> _Exercise objective_: Without the pictures, print the lines running from the beginning of the material to the line containing "['#6a9fcc', '#8bc253', '#ebc14a', '#c8363c', '#a9498b'];", both ends included.

-*-

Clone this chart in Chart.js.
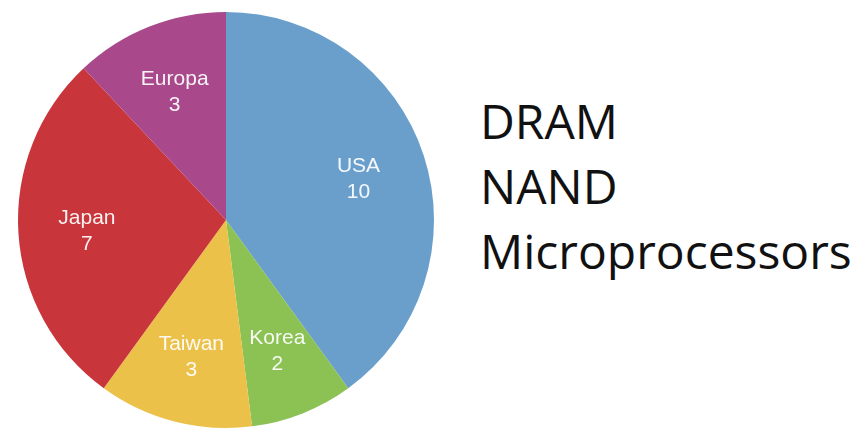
<!DOCTYPE html>
<html>
<head>
<meta charset="utf-8">
<script src="https://cdn.jsdelivr.net/npm/chart.js@4.4.0/dist/chart.umd.min.js"></script>
<style>
  html, body { margin: 0; padding: 0; background: #fff; }
  #wrap { position: relative; width: 868px; height: 440px; }
  #chartBox { position: absolute; left: 0; top: 0; width: 452px; height: 440px; }
  #side { position: absolute; left: 480px; top: 88px; font-family: "Open Sans", sans-serif;
          font-size: 48px; line-height: 65px; color: #111; }
</style>
</head>
<body>
<div id="wrap">
  <div id="chartBox"><canvas id="pie"></canvas></div>
  <div id="side">
    <div>DRAM</div>
    <div>NAND</div>
    <div>Microprocessors</div>
  </div>
</div>
<script>
// dữ liệu lấy từ hình
const regions = ['USA', 'Korea', 'Taiwan', 'Japan', 'Europa'];
const counts = [10, 2, 3, 7, 3];
const sliceColors = ['#6a9fcc', '#8bc253', '#ebc14a', '#c8363c', '#a9498b'];

// vẽ nhãn "tên + số" bên trong từng lát
const sliceLabels = {
    id: 'sliceLabels',
    afterDatasetsDraw(chart) {
        const ctx = chart.ctx;
        const meta = chart.getDatasetMeta(0);
        ctx.save();
        ctx.fillStyle = 'rgba(255,255,255,0.93)';
        ctx.font = '21px "Liberation Sans", Arial, sans-serif';
        ctx.textAlign = 'center';
        ctx.textBaseline = 'middle';
        meta.data.forEach((arc, i) => {
            const p = arc.getProps(['x', 'y', 'startAngle', 'endAngle', 'outerRadius'], true);
            const mid = (p.startAngle + p.endAngle) / 2;
            const r = p.outerRadius * 0.67;
            const x = p.x + Math.cos(mid) * r;
            const y = p.y + Math.sin(mid) * r;
            ctx.fillText(regions[i], x, y - 11);
            ctx.fillText(String(counts[i]), x, y + 15);
        });
        ctx.restore();
    }
};

new Chart(document.getElementById('pie').getContext('2d'), {
    type: 'pie',
    data: {
        labels: regions,
        datasets: [{
            data: counts,
            backgroundColor: sliceColors,
            borderWidth: 0
        }]
    },
    options: {
        responsive: true,
        maintainAspectRatio: false,
        animation: false,
        layout: { padding: 12 },
        plugins: {
            legend: { display: false },
            tooltip: { enabled: false }
        }
    },
    plugins: [sliceLabels]
});
</script>
</body>
</html>
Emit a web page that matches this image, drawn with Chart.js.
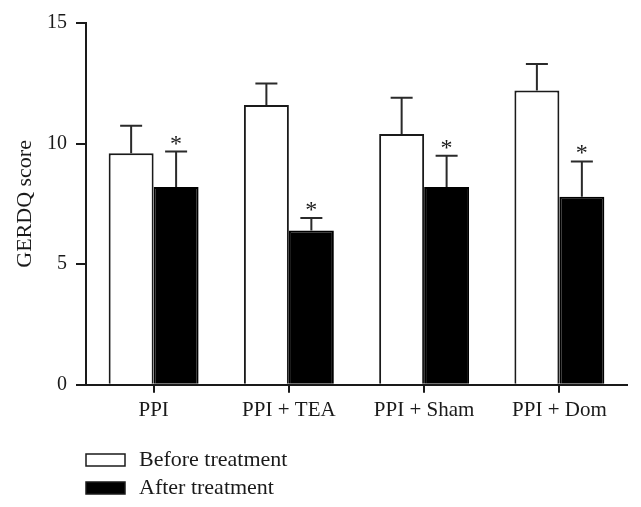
<!DOCTYPE html>
<html>
<head>
<meta charset="utf-8">
<script src="https://cdn.jsdelivr.net/npm/chart.js@4/dist/chart.umd.min.js"></script>
<style>
  html, body { margin: 0; padding: 0; background: #fff; }
  #wrap { width: 641px; height: 507px; }
</style>
</head>
<body>
<div id="wrap"><canvas id="chart" width="641" height="507"></canvas></div>
<script>
// data
const categories = ['PPI', 'PPI + TEA', 'PPI + Sham', 'PPI + Dom'];
const beforeValues = [9.6, 11.6, 10.4, 12.2];
const beforeErrors = [1.14, 0.89, 1.5, 1.1];
const afterValues = [8.2, 6.4, 8.2, 7.8];
const afterErrors = [1.47, 0.52, 1.3, 1.46];
const afterMarks = ['*', '*', '*', '*'];
const seriesLabels = ['Before treatment', 'After treatment'];

const serif = "'Liberation Serif', 'Times New Roman', serif";
const ink = '#1a1a1a';

// upward error bars + significance stars
const errorBars = {
  id: 'errorBars',
  afterDatasetsDraw(chart) {
    const ctx = chart.ctx;
    const y = chart.scales.y;
    const errs = [beforeErrors, afterErrors];
    ctx.save();
    ctx.strokeStyle = '#2a2a2a';
    ctx.lineWidth = 2;
    chart.data.datasets.forEach((ds, di) => {
      const meta = chart.getDatasetMeta(di);
      meta.data.forEach((bar, i) => {
        const top = y.getPixelForValue(ds.data[i] + errs[di][i]);
        ctx.beginPath();
        ctx.moveTo(bar.x, bar.y);
        ctx.lineTo(bar.x, top);
        ctx.moveTo(bar.x - 11, top);
        ctx.lineTo(bar.x + 11, top);
        ctx.stroke();
        if (di === 1 && afterMarks[i]) {
          ctx.fillStyle = ink;
          ctx.font = '24px ' + serif;
          ctx.textAlign = 'center';
          ctx.textBaseline = 'alphabetic';
          ctx.fillText(afterMarks[i], bar.x, top - 1);
        }
      });
    });
    ctx.restore();
  }
};

// stacked legend under the axis
const sideLegend = {
  id: 'sideLegend',
  afterDraw(chart) {
    const ctx = chart.ctx;
    ctx.save();
    ctx.font = '22px ' + serif;
    ctx.textBaseline = 'alphabetic';
    ctx.textAlign = 'left';
    chart.data.datasets.forEach((ds, i) => {
      const cy = 460 + i * 28;
      ctx.fillStyle = ds.backgroundColor;
      ctx.fillRect(86, cy - 6, 39, 12);
      ctx.strokeStyle = ink;
      ctx.lineWidth = 1.5;
      ctx.strokeRect(86, cy - 6, 39, 12);
      ctx.fillStyle = ink;
      ctx.fillText(ds.label, 139, cy + 6);
    });
    ctx.restore();
  }
};

new Chart(document.getElementById('chart'), {
  type: 'bar',
  data: {
    labels: categories,
    datasets: [
      {
        label: seriesLabels[0],
        data: beforeValues,
        backgroundColor: '#ffffff',
        borderColor: ink,
        borderWidth: 2
      },
      {
        label: seriesLabels[1],
        data: afterValues,
        backgroundColor: '#000000',
        borderColor: '#000000',
        borderWidth: 2
      }
    ]
  },
  options: {
    responsive: false,
    animation: false,
    layout: { padding: { top: 23, right: 14, bottom: 79, left: 4 } },
    datasets: {
      bar: { categoryPercentage: 0.665, barPercentage: 1 }
    },
    plugins: {
      legend: { display: false },
      tooltip: { enabled: false }
    },
    scales: {
      x: {
        grid: {
          display: true,
          drawOnChartArea: false,
          drawTicks: true,
          tickLength: 8,
          offset: false,
          color: ink,
          lineWidth: 2
        },
        border: { display: true, color: ink, width: 2 },
        ticks: {
          color: ink,
          padding: 5,
          font: { family: serif, size: 21 },
          maxRotation: 0
        }
      },
      y: {
        min: 0,
        max: 15,
        afterFit: (s) => { s.width = 82; },
        grid: {
          display: true,
          drawOnChartArea: false,
          drawTicks: true,
          tickLength: 10,
          color: ink,
          lineWidth: 2
        },
        border: { display: true, color: ink, width: 2 },
        ticks: {
          stepSize: 5,
          color: ink,
          padding: 9,
          font: { family: serif, size: 20 }
        },
        title: {
          display: true,
          text: 'GERDQ score',
          color: ink,
          font: { family: serif, size: 22 },
          padding: { top: 8, bottom: 0 }
        }
      }
    }
  },
  plugins: [errorBars, sideLegend]
});
</script>
</body>
</html>
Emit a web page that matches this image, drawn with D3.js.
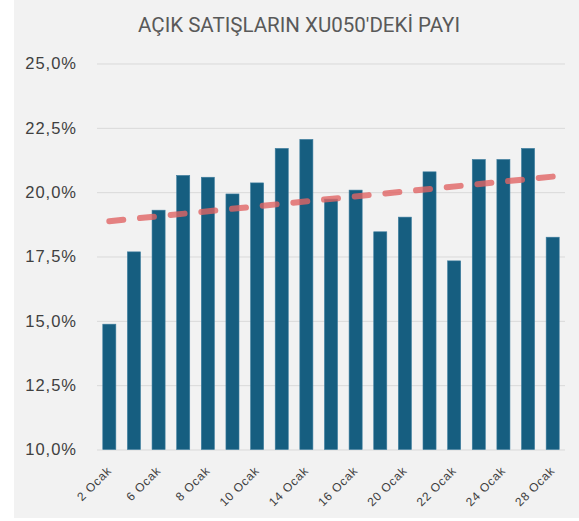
<!DOCTYPE html>
<html>
<head>
<meta charset="utf-8">
<script src="https://cdn.jsdelivr.net/npm/d3@7"></script>
<style>
  html, body { margin: 0; padding: 0; background: #ffffff; }
  svg { display: block; }
</style>
</head>
<body>
<svg id="chart" width="579" height="521"></svg>
<script>
// ---- data ----
const title = "AÇIK SATIŞLARIN XU050'DEKİ PAYI";
const categories = ["2 Ocak","3 Ocak","6 Ocak","7 Ocak","8 Ocak","9 Ocak","10 Ocak","13 Ocak","14 Ocak","15 Ocak",
                    "16 Ocak","17 Ocak","20 Ocak","21 Ocak","22 Ocak","23 Ocak","24 Ocak","27 Ocak","28 Ocak"];
const values = [14.87, 17.68, 19.30, 20.65, 20.58, 19.93, 20.36, 21.70, 22.05, 19.73,
                20.08, 18.46, 19.03, 20.79, 17.33, 21.27, 21.27, 21.70, 18.25];
const shownLabels = ["2 Ocak","6 Ocak","8 Ocak","10 Ocak","14 Ocak","16 Ocak","20 Ocak","22 Ocak","24 Ocak","28 Ocak"];
const yTicks = [10, 12.5, 15, 17.5, 20, 22.5, 25];

(function () {
// ---- layout ----
const svg = d3.select("#chart");
svg.append("rect").attr("x", 14).attr("y", 0).attr("width", 565).attr("height", 518).attr("fill", "#f2f2f2");

const mLeft = 97, mRight = 565, mTop = 63.5, mBottom = 449.5;

const x = d3.scaleBand().domain(categories).range([mLeft, mRight]).paddingInner(0.47).paddingOuter(0.235);
const y = d3.scaleLinear().domain([10, 25]).range([mBottom, mTop]);

// title
svg.append("text")
  .attr("x", 299).attr("y", 32)
  .attr("text-anchor", "middle")
  .attr("font-family", "'Liberation Sans Narrow', 'Roboto', sans-serif")
  .attr("font-size", 21)
  .attr("fill", "#595959")
  .attr("textLength", 322)
  .attr("lengthAdjust", "spacingAndGlyphs")
  .text(title);

// gridlines + y labels
const yAxis = d3.axisLeft(y).tickValues(yTicks).tickSize(-(mRight - mLeft))
  .tickFormat(d => d3.format(".1f")(d).replace(".", ",") + "%");
const gy = svg.append("g").attr("transform", `translate(${mLeft},0)`).call(yAxis);
gy.select(".domain").remove();
gy.selectAll(".tick line").attr("stroke", "#d9d9d9").attr("stroke-width", 1);
gy.selectAll(".tick text")
  .attr("x", -20)
  .attr("fill", "#404040")
  .attr("font-family", "'Liberation Sans', Arial, sans-serif")
  .attr("font-size", 16.5)
  .attr("letter-spacing", 1);

// bars
svg.append("g").selectAll("rect").data(values).join("rect")
  .attr("x", (d, i) => x(categories[i]))
  .attr("width", x.bandwidth())
  .attr("y", d => y(d))
  .attr("height", d => y(10) - y(d))
  .attr("fill", "#165e80")
  .attr("stroke", "#3d7d9e")
  .attr("stroke-width", 0.6);

// linear trendline (least squares over the bar values)
const n = values.length;
const xs = d3.range(n);
const mx = d3.mean(xs), my = d3.mean(values);
const slope = d3.sum(xs, i => (i - mx) * (values[i] - my)) / d3.sum(xs, i => (i - mx) * (i - mx));
const icpt = my - slope * mx;
const trend = [0, n - 1].map(i => [x(categories[i]) + x.bandwidth() / 2, y(icpt + slope * i)]);
const tlen = Math.hypot(trend[1][0] - trend[0][0], trend[1][1] - trend[0][1]);
const dash = 14, nd = 15;
const gap = (tlen - dash * nd) / (nd - 1);
svg.append("path")
  .attr("d", d3.line()(trend))
  .attr("fill", "none")
  .attr("stroke", "#e06464")
  .attr("stroke-opacity", 0.8)
  .attr("stroke-width", 6)
  .attr("stroke-linecap", "round")
  .attr("stroke-dasharray", `${dash},${gap}`);

// x labels
const xAxis = d3.axisBottom(x).tickValues(shownLabels).tickSize(0);
const gx = svg.append("g").attr("transform", `translate(0,${mBottom})`).call(xAxis);
gx.select(".domain").remove();
gx.selectAll(".tick text")
  .attr("fill", "#404040")
  .attr("font-family", "'Liberation Sans', Arial, sans-serif")
  .attr("font-size", 12)
  .attr("letter-spacing", 0.8)
  .attr("text-anchor", "end")
  .attr("dy", 0)
  .attr("transform", "translate(3,22) rotate(-45)")
  .attr("y", 0).attr("x", 0);
})();
</script>
</body>
</html>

-*-

> _Response for this exercise_:
Clone this chart in Chart.js.
<!DOCTYPE html>
<html>
<head>
<meta charset="utf-8">
<script src="https://cdn.jsdelivr.net/npm/chart.js@4.4.0/dist/chart.umd.min.js"></script>
<style>
  html, body { margin: 0; padding: 0; background: #fff; }
  #wrap { position: relative; width: 868px; height: 440px; }
  #chartBox { position: absolute; left: 0; top: 0; width: 452px; height: 440px; }
  #side { position: absolute; left: 480px; top: 88px; font-family: "Open Sans", sans-serif;
          font-size: 48px; line-height: 65px; color: #111; }
</style>
</head>
<body>
<div id="wrap">
  <div id="chartBox"><canvas id="pie"></canvas></div>
  <div id="side">
    <div>DRAM</div>
    <div>NAND</div>
    <div>Microprocessors</div>
  </div>
</div>
<script>
// dữ liệu lấy từ hình
const regions = ['USA', 'Korea', 'Taiwan', 'Japan', 'Europa'];
const counts = [10, 2, 3, 7, 3];
const sliceColors = ['#6a9fcc', '#8bc253', '#ebc14a', '#c8363c', '#a9498b'];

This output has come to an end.